The Tikkun Ḥatzot of Rav Shneur Zalman of Lyadi (from Siddur Torah Ohr, 1803) graciously hosted by the Open Siddur Project:
PDF | ODT | TXT (v.3.0)


Notes:

  1. The verse continues, “Lift up thy hands toward Him
    For the life of thy young children,
    That faint for hunger
    At the head of every street.’”
    From The Holy Scriptures According to the Masoretic Text Lamentations 2:19. Jewish Publication Society:1917.
  2. From “Shulchan Arach: Halachos of a person’s morning preparations: Chapter 1 – Laws of awakening in the morning..” Translation by Jay Dinovitser. Accessed December 12, 2010.
  3. [hitbodedut — from the root בדד boded, to isolate oneself, opening one’s heart in sincere verbal discourse with the Holy Blessed One. –Aharon Varady]

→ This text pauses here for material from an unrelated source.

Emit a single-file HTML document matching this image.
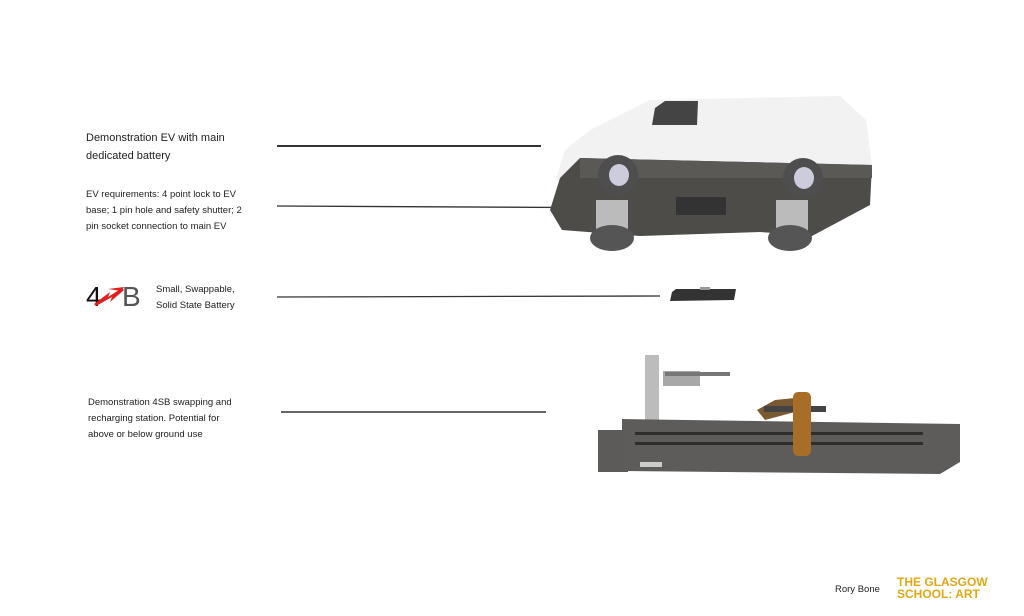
<!DOCTYPE html>
<html><head><meta charset="utf-8"><style>
html,body{margin:0;padding:0;background:#fff;}
body{width:1024px;height:616px;position:relative;overflow:hidden;font-family:"Liberation Sans",sans-serif;color:#222;}
.t{position:absolute;font-size:9.5px;line-height:16px;}
svg{position:absolute;left:0;top:0;}
</style></head><body>
<div class="t" style="left:86px;top:129px;font-size:11px;line-height:18px">Demonstration EV with main<br>dedicated battery</div>
<div class="t" style="left:86px;top:187px;font-size:9.5px;line-height:16px">EV requirements: 4 point lock to EV<br>base; 1 pin hole and safety shutter; 2<br>pin socket connection to main EV</div>
<div class="t" style="left:156px;top:282px;font-size:9.5px;line-height:16px">Small, Swappable,<br>Solid State Battery</div>
<div class="t" style="left:88px;top:395px;font-size:9.5px;line-height:16px">Demonstration 4SB swapping and<br>recharging station. Potential for<br>above or below ground use</div>
<div class="t" style="left:835px;top:582px;font-size:9.5px">Rory Bone</div>
<div class="t" style="left:897px;top:576px;font-size:12px;line-height:12px;font-weight:900;color:#e0a814;letter-spacing:0px">THE GLASGOW<br>SCHOOL: ART</div>
<svg width="1024" height="616" viewBox="0 0 1024 616">
<line x1="277" y1="146" x2="541" y2="146" stroke="#333" stroke-width="2"/>
<line x1="277" y1="206" x2="660" y2="208" stroke="#333" stroke-width="1.3"/>
<line x1="277" y1="297" x2="660" y2="296" stroke="#333" stroke-width="1.3"/>
<line x1="281" y1="412" x2="546" y2="412" stroke="#333" stroke-width="1.5"/>
<!-- 4SB logo -->
<text x="86" y="306" font-size="28" font-family="Liberation Sans,sans-serif" fill="#111">4</text>
<path d="M96 306 L112 297 L110 302 L124 290 L122 288 L108 297 L110 292 L94 304Z" fill="#e02020"/>
<path d="M108 289 L124 287 L121 291Z" fill="#e02020"/>
<text x="122" y="306" font-size="28" font-family="Liberation Sans,sans-serif" fill="#555">B</text>
<!-- van -->
<path d="M556 180 L565 150 L590 130 L650 100 L840 96 L866 120 L872 165 L580 190Z" fill="#f2f2f2"/>
<path d="M655 108 L665 101 L698 101 L697 125 L652 125Z" fill="#444"/>
<path d="M560 178 L580 158 L872 165 L870 205 L812 236 L760 232 L640 236 L562 230 L550 210Z" fill="#4d4c49"/>
<path d="M580 158 L872 165 L872 178 L580 178Z" fill="#5a5956"/>
<rect x="596" y="200" width="32" height="40" fill="#bbb"/>
<rect x="776" y="200" width="32" height="40" fill="#bbb"/>
<ellipse cx="612" cy="238" rx="22" ry="13" fill="#555"/>
<ellipse cx="790" cy="238" rx="22" ry="13" fill="#555"/>
<ellipse cx="618" cy="175" rx="20" ry="20" fill="#4e4e4e"/>
<ellipse cx="619" cy="175" rx="10" ry="11" fill="#ccd"/>
<ellipse cx="803" cy="178" rx="20" ry="20" fill="#4e4e4e"/>
<ellipse cx="804" cy="178" rx="10" ry="11" fill="#ccd"/>
<rect x="676" y="197" width="50" height="18" fill="#333"/>
<!-- battery -->
<path d="M672 292 L676 289 L736 289 L734 300 L670 301Z" fill="#333"/>
<rect x="700" y="287" width="10" height="3" fill="#999"/>
<!-- station -->
<rect x="645" y="355" width="14" height="65" fill="#bcbcbc"/>
<rect x="663" y="371" width="37" height="15" fill="#a8a8a8"/>
<path d="M665 372 L730 372 L730 376 L665 376Z" fill="#777"/>
<rect x="598" y="430" width="30" height="42" fill="#5c5b59"/>
<path d="M622 419 L960 424 L960 462 L940 474 L622 471Z" fill="#5d5c5a"/>
<rect x="635" y="432" width="288" height="3" fill="#2e2e2e"/>
<rect x="635" y="442" width="288" height="3" fill="#2e2e2e"/>
<rect x="640" y="462" width="22" height="5" fill="#ccc"/>
<path d="M757 410 L775 400 L795 398 L795 412 L765 420Z" fill="#7a5a30"/>
<rect x="764" y="406" width="62" height="6" fill="#444"/>
<rect x="793" y="392" width="18" height="64" rx="5" fill="#a86e28"/>
</svg>
</body></html>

  4. “In our bereaved generation, however, when not all are capable of turning their hearts instantly from one extreme [to the other, from humility to joy], it is advised that teshuvah tata’ah be practiced earlier, at Tikkun Ḥatzot. [This is an especially appropriate time for the spiritual stocktaking that leads to the humility of a “broken and contrite heart],” as noted above. Whoever cannot do this nightly should maintain an absolute minimum of once every week, before the Shabbat.”. “Tanya: Iggeret haTeshuvah §10”, Rabbi Shneur Zalman of Lyadi. Accessed December 12, 2010.
  5. “Despite the Previous Rebbe’s joy at the Rebbe’s arrival, his poor health prevented him from coming to greet the Rebbe personally. Instead, he delegated four of his elder chassidim: R. Yisrael Jacobson, R. Shmuel Levitin, R. Eliyahu Simpson, and R. Shlomo Aharon Kazarnovsky. By way of introduction, he told them: ‘I will reveal to you who he is. He recites Tikkun Chatzos every night. He is proficient in the [Talmud] Bavli by heart, together with [the glosses of] Ran, Rosh, and Rif, the [Talmud] Yerushalmi together with its commentaries, Rambam, and Likkutei Torah with all its references. Go and greet him.’” “Paths of Providence: Greeting The Rebbe” SICHOS IN ENGLISH. Accessed December 12, 2010.